* _Given task_
Starting at the line that contains "Output the component" and stopping after the line that contains "XAxis, YAxis, CartesianGrid", copy the lines exactly. Pictures are left out.

* _Items_
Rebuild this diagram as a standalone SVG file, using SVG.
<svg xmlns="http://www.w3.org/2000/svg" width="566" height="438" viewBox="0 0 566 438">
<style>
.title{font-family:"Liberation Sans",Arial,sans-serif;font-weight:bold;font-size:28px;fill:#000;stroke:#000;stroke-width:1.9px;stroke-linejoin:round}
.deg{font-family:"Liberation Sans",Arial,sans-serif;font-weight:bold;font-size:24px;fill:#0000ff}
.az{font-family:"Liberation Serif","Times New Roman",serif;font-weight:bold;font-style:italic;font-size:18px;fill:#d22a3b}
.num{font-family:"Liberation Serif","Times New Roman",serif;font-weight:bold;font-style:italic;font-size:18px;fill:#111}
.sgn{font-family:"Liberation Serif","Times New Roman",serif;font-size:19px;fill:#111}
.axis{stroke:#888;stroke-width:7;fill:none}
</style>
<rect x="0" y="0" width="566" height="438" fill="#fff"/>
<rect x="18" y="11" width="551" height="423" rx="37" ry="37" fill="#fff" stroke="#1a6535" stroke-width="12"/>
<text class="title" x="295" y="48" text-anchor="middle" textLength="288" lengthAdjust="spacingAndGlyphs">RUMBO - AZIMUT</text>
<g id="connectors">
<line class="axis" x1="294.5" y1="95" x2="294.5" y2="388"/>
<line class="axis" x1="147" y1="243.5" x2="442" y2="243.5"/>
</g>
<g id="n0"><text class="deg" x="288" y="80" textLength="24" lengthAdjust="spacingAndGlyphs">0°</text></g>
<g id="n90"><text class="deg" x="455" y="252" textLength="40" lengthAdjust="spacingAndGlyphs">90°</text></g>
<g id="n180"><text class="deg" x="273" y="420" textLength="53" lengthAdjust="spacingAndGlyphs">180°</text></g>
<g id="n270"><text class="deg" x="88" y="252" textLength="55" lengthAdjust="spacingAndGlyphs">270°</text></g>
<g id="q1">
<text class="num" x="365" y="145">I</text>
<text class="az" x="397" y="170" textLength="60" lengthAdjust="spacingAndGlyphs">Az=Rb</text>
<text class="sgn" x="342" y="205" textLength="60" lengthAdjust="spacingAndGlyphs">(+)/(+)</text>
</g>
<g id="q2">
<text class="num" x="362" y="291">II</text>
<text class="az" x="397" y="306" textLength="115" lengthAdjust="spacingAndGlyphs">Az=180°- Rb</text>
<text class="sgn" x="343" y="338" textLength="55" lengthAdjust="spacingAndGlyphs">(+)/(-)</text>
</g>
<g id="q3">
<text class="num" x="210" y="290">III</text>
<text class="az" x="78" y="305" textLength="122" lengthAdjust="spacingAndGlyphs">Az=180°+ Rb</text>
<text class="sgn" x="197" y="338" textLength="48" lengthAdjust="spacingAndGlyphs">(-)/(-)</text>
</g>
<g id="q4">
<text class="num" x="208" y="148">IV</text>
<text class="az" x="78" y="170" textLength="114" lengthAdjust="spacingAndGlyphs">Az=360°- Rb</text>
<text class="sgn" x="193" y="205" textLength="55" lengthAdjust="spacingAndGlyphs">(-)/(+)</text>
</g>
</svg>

---

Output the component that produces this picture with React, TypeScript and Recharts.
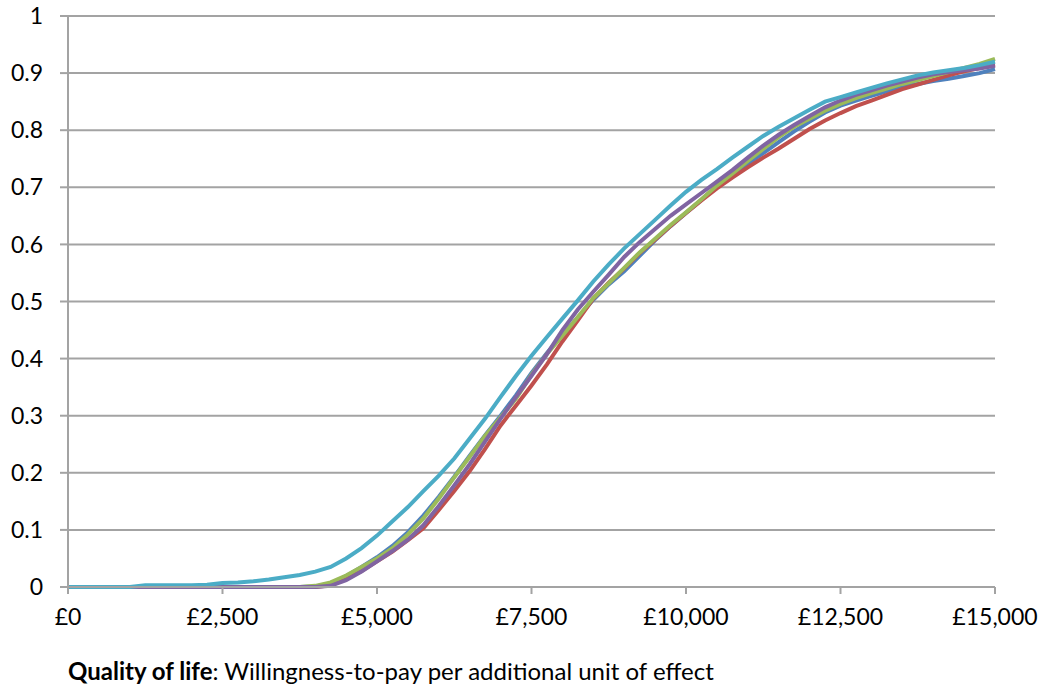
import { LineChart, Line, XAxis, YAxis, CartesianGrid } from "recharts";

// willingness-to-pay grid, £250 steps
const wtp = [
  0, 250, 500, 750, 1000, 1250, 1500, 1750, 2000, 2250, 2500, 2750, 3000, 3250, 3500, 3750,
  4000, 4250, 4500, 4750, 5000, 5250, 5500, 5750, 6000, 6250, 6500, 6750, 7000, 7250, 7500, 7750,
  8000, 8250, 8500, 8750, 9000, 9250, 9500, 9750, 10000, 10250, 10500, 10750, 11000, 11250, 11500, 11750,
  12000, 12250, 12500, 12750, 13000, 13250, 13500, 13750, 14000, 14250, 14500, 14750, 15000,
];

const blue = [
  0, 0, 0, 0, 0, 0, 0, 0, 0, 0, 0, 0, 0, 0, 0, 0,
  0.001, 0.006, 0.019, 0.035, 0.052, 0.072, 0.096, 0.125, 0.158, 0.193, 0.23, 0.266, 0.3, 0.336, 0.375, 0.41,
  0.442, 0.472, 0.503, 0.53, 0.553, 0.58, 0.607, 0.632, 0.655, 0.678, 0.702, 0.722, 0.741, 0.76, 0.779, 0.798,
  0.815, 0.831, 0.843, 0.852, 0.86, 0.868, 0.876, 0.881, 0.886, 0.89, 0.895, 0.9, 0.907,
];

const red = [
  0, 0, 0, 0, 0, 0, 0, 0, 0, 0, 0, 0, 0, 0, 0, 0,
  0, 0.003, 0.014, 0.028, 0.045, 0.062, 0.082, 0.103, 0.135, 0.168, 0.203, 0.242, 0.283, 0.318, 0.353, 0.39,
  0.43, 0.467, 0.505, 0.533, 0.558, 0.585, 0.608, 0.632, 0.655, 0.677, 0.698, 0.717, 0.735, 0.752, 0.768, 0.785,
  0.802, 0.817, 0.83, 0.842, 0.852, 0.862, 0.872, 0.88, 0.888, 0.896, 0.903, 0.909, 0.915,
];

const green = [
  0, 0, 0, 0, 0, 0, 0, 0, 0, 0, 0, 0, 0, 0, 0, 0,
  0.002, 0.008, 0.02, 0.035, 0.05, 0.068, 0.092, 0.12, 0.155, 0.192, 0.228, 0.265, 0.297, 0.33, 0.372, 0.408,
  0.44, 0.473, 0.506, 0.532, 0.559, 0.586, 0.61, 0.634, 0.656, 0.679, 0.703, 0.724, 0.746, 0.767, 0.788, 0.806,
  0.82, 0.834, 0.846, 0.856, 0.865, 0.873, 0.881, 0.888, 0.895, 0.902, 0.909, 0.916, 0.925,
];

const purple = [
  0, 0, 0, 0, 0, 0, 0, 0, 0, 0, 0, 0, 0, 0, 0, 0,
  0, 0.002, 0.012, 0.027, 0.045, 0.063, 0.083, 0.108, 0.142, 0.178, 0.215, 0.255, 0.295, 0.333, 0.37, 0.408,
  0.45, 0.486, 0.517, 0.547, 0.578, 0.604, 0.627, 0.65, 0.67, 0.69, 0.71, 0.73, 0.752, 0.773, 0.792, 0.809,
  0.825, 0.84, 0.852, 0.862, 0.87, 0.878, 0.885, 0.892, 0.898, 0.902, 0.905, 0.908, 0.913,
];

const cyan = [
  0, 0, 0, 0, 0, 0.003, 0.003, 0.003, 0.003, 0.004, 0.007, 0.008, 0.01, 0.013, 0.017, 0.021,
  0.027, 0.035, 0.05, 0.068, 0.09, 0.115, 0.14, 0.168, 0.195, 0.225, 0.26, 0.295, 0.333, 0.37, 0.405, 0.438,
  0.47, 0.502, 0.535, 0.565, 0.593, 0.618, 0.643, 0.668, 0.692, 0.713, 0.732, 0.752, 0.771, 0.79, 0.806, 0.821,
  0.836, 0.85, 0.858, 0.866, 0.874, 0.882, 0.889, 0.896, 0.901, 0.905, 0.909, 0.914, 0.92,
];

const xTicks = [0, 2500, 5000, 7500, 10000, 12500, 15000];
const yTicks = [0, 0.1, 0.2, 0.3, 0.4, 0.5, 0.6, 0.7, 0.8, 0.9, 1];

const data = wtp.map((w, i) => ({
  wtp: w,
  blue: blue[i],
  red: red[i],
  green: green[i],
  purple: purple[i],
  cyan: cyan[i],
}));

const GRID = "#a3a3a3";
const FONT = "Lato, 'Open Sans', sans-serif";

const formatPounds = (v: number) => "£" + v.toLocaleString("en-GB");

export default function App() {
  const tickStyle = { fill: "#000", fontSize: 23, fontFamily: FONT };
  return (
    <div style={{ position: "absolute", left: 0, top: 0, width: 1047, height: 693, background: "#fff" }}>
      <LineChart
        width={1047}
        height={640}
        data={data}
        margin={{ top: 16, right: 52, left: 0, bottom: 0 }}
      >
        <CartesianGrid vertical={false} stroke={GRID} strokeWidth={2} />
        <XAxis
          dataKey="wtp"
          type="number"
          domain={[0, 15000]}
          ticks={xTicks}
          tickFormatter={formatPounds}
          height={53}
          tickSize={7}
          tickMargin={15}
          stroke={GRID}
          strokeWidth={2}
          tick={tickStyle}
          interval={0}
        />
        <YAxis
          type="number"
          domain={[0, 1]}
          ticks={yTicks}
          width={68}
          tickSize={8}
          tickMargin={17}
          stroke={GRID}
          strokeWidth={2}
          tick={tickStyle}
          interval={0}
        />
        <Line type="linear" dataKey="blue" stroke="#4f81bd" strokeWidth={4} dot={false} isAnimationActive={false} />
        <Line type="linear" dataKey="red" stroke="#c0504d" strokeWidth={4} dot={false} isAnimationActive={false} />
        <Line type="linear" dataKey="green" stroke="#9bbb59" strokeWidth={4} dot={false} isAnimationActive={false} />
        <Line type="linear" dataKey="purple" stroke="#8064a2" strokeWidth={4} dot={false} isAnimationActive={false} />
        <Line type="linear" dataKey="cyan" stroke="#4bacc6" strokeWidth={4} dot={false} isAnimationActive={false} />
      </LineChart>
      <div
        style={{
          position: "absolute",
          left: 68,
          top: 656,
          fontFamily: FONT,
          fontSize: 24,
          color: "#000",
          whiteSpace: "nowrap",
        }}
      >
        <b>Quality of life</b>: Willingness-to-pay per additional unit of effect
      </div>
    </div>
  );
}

==

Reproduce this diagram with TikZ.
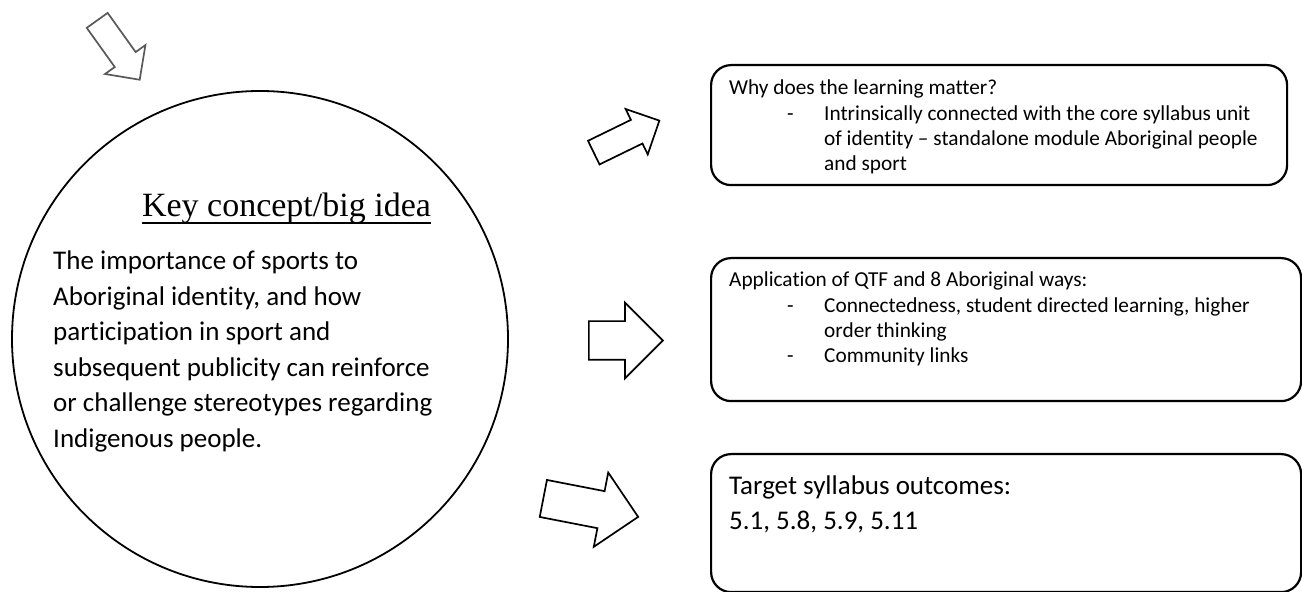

* _Result of this exercise_
Output the component that produces this picture with React, TypeScript and Recharts.
import { LineChart, Line, XAxis, YAxis, CartesianGrid } from "recharts";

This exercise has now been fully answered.